Journal of American History
“According to the comedian Lenny Bruce, ‘Eddie Cantor is goyish.’ But why? Why was it funny to label goyish (non-Jewish) a celebrated performer, born Isidore Itskowitz, proud of his Jewish identity and unusually dedicated to Jewish causes? Among its many other virtues, David Weinstein’s thorough, incisive biographical study of Cantor, focusing on his political activism and fund raising, implicitly explains why Cantor ended up as the butt of Bruce’s joke. . . . I hope that Weinstein’s painstaking biography will help bring more attention to this fascinating figure in American cultural history.”
 
The American Jewish Archives Journal
"A carefully researched narrative that attempts to resituate understandings of Cantor’s influence on contemporary American comedy… The Eddie Cantor Story positions Cantor as a Jewish comedian who refused to dampen his Jewishness for a mainstream American audience, rising to stardom not despite this identity, but because of his ability to make his otherness feel so familiar."
Jewish Film & New Media
“In an era when representations of race, religion, ethnicity, and intersectionality have been in the forefront of discussions in film-, TV-, and media-related discourses, research involving Eddie Cantor needs to be complex. Weinstein’s recent monograph does an excellent job negotiating the various national, racial, and sexual identities of the late comedian, painting a complex, nuanced portrayal of a career spanning nearly half a century....Weinstein’s writing is clear, lucid, and enjoyable—his accounts of Cantor’s public and private affairs and the in-depth analyses of his songs and comedy routines flow with ease and make reading the book a positive experience.

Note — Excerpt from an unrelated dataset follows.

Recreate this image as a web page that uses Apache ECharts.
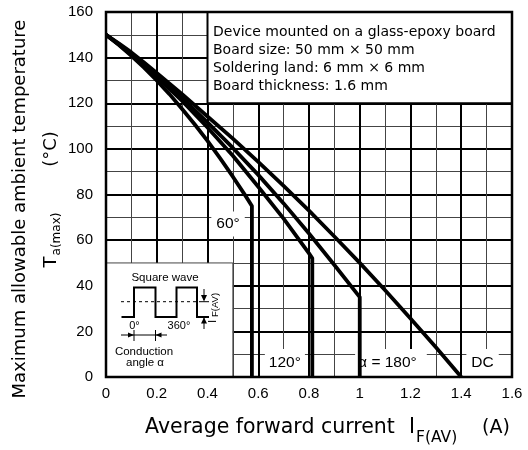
<!DOCTYPE html>
<html>
<head>
<meta charset="utf-8">
<script src="https://cdn.jsdelivr.net/npm/echarts@6/dist/echarts.min.js"></script>
<style>html,body{margin:0;padding:0;background:#fff}#c{width:528px;height:450px}</style>
</head>
<body>
<div id="c"></div>
<script>
// ---- data ----
const xTickValues = [0, 0.2, 0.4, 0.6, 0.8, 1, 1.2, 1.4, 1.6];
const yTickValues = [0, 20, 40, 60, 80, 100, 120, 140, 160];

// [I_F(AV) (A), Ta(max) (°C)]
const dcCurve = [[0,150],[0.05,146.3],[0.1,142.3],[0.15,137.9],[0.2,133.3],[0.3,124],[0.4,114.2],[0.5,104.5],[0.6,94.3],[0.7,83.8],[0.8,72.9],[0.9,61.6],[1.0,50],[1.1,38],[1.2,25.6],[1.3,13],[1.4,0]];
const deg180Curve = [[0,150],[0.05,146],[0.1,141.4],[0.15,136.8],[0.2,132.1],[0.3,122.2],[0.4,111.6],[0.5,100.4],[0.6,88.6],[0.7,76.1],[0.8,62.9],[0.9,49.1],[1.0,35],[1.0,0]];
const deg120Curve = [[0,150],[0.05,145.8],[0.1,141.2],[0.15,136.5],[0.2,131.6],[0.3,121],[0.4,109.4],[0.5,97],[0.6,83.4],[0.7,69.4],[0.8,54.2],[0.813,52],[0.813,0]];
const deg60Curve = [[0,150],[0.05,145.6],[0.1,140.8],[0.15,135.6],[0.2,130],[0.25,124],[0.3,117.5],[0.35,110.7],[0.4,103.5],[0.45,95.8],[0.5,87.8],[0.55,79.4],[0.575,75],[0.575,0]];

const curveLabels = ['60°', '120°', 'α = 180°', 'DC'];
const curveLabelAnchors = [[0.481, 67.1], [0.705, 6.4], [1.123, 6.4], [1.484, 6.4]];

// white panels: [x0, y0, x1, y1]
const whitePanels = [[0.4, 120, 1.6, 160], [0, 0, 0.5, 50]];

const conditionLines = [
  'Device mounted on a glass-epoxy board',
  'Board size: 50 mm \u00d7 50 mm',
  'Soldering land: 6 mm \u00d7 6 mm',
  'Board thickness: 1.6 mm'
];

// ---- chart ----
const chart = echarts.init(document.getElementById('c'), null, {renderer: 'canvas'});
const LIB = '"Liberation Sans", Arial, sans-serif';
const DJV = '"DejaVu Sans", sans-serif';

function txt(text, x, y, font, opts) {
  opts = opts || {};
  return {
    type: 'text', x: x, y: y, rotation: opts.rotation || 0, z: 100, silent: true,
    style: {
      text: text, x: 0, y: 0, font: font, fill: '#000',
      align: opts.align || 'center', verticalAlign: 'middle',
      textAlign: opts.align || 'center', textVerticalAlign: 'middle'
    }
  };
}
function seg(x1, y1, x2, y2, w, dash) {
  return {type: 'line', z: 100, silent: true, shape: {x1, y1, x2, y2},
    style: {stroke: '#000', lineWidth: w || 1, lineDash: dash || null}};
}
function tri(pts) {
  return {type: 'polygon', z: 100, silent: true, shape: {points: pts}, style: {fill: '#000'}};
}

const graphics = [
  {type: 'rect', z: 100, silent: true, shape: {x: 106, y: 12, width: 406, height: 365},
   style: {fill: 'none', stroke: '#000', lineWidth: 2.5}},
  // condition text box
  txt(conditionLines[0], 213, 32, '14px ' + DJV, {align: 'left'}),
  txt(conditionLines[1], 213, 50, '14px ' + DJV, {align: 'left'}),
  txt(conditionLines[2], 213, 68.5, '14px ' + DJV, {align: 'left'}),
  txt(conditionLines[3], 213, 86.5, '14px ' + DJV, {align: 'left'}),
  // y-axis title
  txt('Maximum allowable ambient temperature', 20, 209, '18px ' + DJV, {rotation: Math.PI / 2}),
  txt('T', 51, 262, '18px ' + DJV, {rotation: Math.PI / 2}),
  txt('a(max)', 56.5, 234, '12px ' + DJV, {rotation: Math.PI / 2}),
  txt('(\u00b0C)', 51, 149, '18px ' + DJV, {rotation: Math.PI / 2}),
  // x-axis title
  txt('Average forward current', 270, 428, '20.5px ' + DJV),
  txt('I', 409, 428, '20.5px ' + DJV, {align: 'left'}),
  txt('F(AV)', 416, 437.5, '15.5px ' + DJV, {align: 'left'}),
  txt('(A)', 482, 428, '19px ' + DJV, {align: 'left'}),
  // inset: square wave
  txt('Square wave', 165, 277.5, '11.5px ' + LIB),
  {type: 'polyline', z: 100, silent: true,
   shape: {points: [[121.5,317],[134,317],[134,287.5],[155.5,287.5],[155.5,317],[176.5,317],[176.5,287.5],[197,287.5],[197,317],[209,317]]},
   style: {stroke: '#000', lineWidth: 2, fill: null}},
  seg(121, 301.7, 200, 301.7, 1, [3, 3]),
  seg(200, 301.7, 209, 301.7, 1),
  seg(204, 289, 204, 300), tri([[201,295],[207,295],[204,301.5]]),
  seg(204, 329, 204, 318), tri([[201,323.5],[207,323.5],[204,317.5]]),
  txt('I', 212.5, 321.5, '11.5px ' + LIB, {rotation: Math.PI / 2}),
  txt('F(AV)', 215.5, 305, '9.5px ' + LIB, {rotation: Math.PI / 2}),
  txt('0\u00b0', 134.5, 326, '11px ' + LIB),
  txt('360\u00b0', 179, 326, '11px ' + LIB),
  seg(121, 335, 167, 335, 1),
  seg(134, 330, 134, 341, 1), seg(155.5, 330, 155.5, 341, 1),
  tri([[128,332.5],[128,337.5],[134,335]]),
  tri([[161.5,332.5],[161.5,337.5],[155.5,335]]),
  txt('Conduction', 144, 351.5, '11.5px ' + LIB),
  txt('angle \u03b1', 145, 363, '11.5px ' + LIB)
];

const labelPads = [[5, 5, 5, 5], [5, 4, 7, 4], [5, 10, 7, 3], [5, 5, 7, 5]];

function curve(name, data) {
  return {
    name: name, type: 'line', data: data, z: 3, symbol: 'none', smooth: false,
    silent: true, animation: false,
    lineStyle: {color: '#000', width: 3.8, join: 'round'}
  };
}

chart.setOption({
  animation: false,
  backgroundColor: '#fff',
  grid: {left: 106, top: 12, width: 406, height: 365, containLabel: false},
  xAxis: {
    type: 'value', min: 0, max: 1.6, interval: 0.2,
    axisLine: {show: false}, axisTick: {show: false},
    axisLabel: {color: '#000', fontFamily: LIB, fontSize: 15, margin: 9,
      customValues: xTickValues, formatter: v => String(Math.round(v * 10) / 10)},
    splitLine: {show: true, lineStyle: {color: '#000', width: 2}},
    minorTick: {show: false, splitNumber: 2},
    minorSplitLine: {show: true, lineStyle: {color: '#444', width: 1}}
  },
  yAxis: {
    type: 'value', min: 0, max: 160, interval: 20,
    axisLine: {show: false}, axisTick: {show: false},
    axisLabel: {color: '#000', fontFamily: LIB, fontSize: 15, margin: 13,
      customValues: yTickValues},
    splitLine: {show: true, lineStyle: {color: '#000', width: 2}},
    minorTick: {show: false, splitNumber: 2},
    minorSplitLine: {show: true, lineStyle: {color: '#444', width: 1}}
  },
  graphic: graphics,
  series: [
    {
      type: 'custom', z: 1, silent: true, data: whitePanels,
      renderItem: function (params, api) {
        const p0 = api.coord([api.value(0), api.value(3)]);
        const p1 = api.coord([api.value(2), api.value(1)]);
        const major = params.dataIndex === 0;
        return {type: 'rect', shape: {x: p0[0], y: p0[1], width: p1[0] - p0[0], height: p1[1] - p0[1]},
          style: {fill: '#fff', stroke: major ? '#000' : '#444', lineWidth: major ? 2 : 1}};
      }
    },
    {
      type: 'scatter', z: 2, silent: true, symbolSize: 0,
      itemStyle: {opacity: 1, color: '#000'},
      data: curveLabels.map((n, i) => ({name: n, value: curveLabelAnchors[i],
        label: {padding: labelPads[i]}})),
      label: {show: true, position: 'inside', formatter: p => p.name, color: '#000',
        opacity: 1, fontFamily: LIB, fontSize: 15.5, lineHeight: 15, backgroundColor: '#fff'}
    },
    curve('60°', deg60Curve),
    curve('120°', deg120Curve),
    curve('180°', deg180Curve),
    curve('DC', dcCurve)
  ]
});
</script>
</body>
</html>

The depictions of historical events are particularly commendable.  ...By revisiting and readdressing Cantor’s cultural relevance, Weinstein makes a strong case in the preservation of his legacy, using a variety of primary and secondary sources and showcasing meticulous research into the comedian’s life and career. The book does exactly what it promises: it provides a well-written, well-researched account charting Cantor’s progression from performer to politically engaged activist and humanitarian, unafraid to take risks for the benefit of his people and their causes.”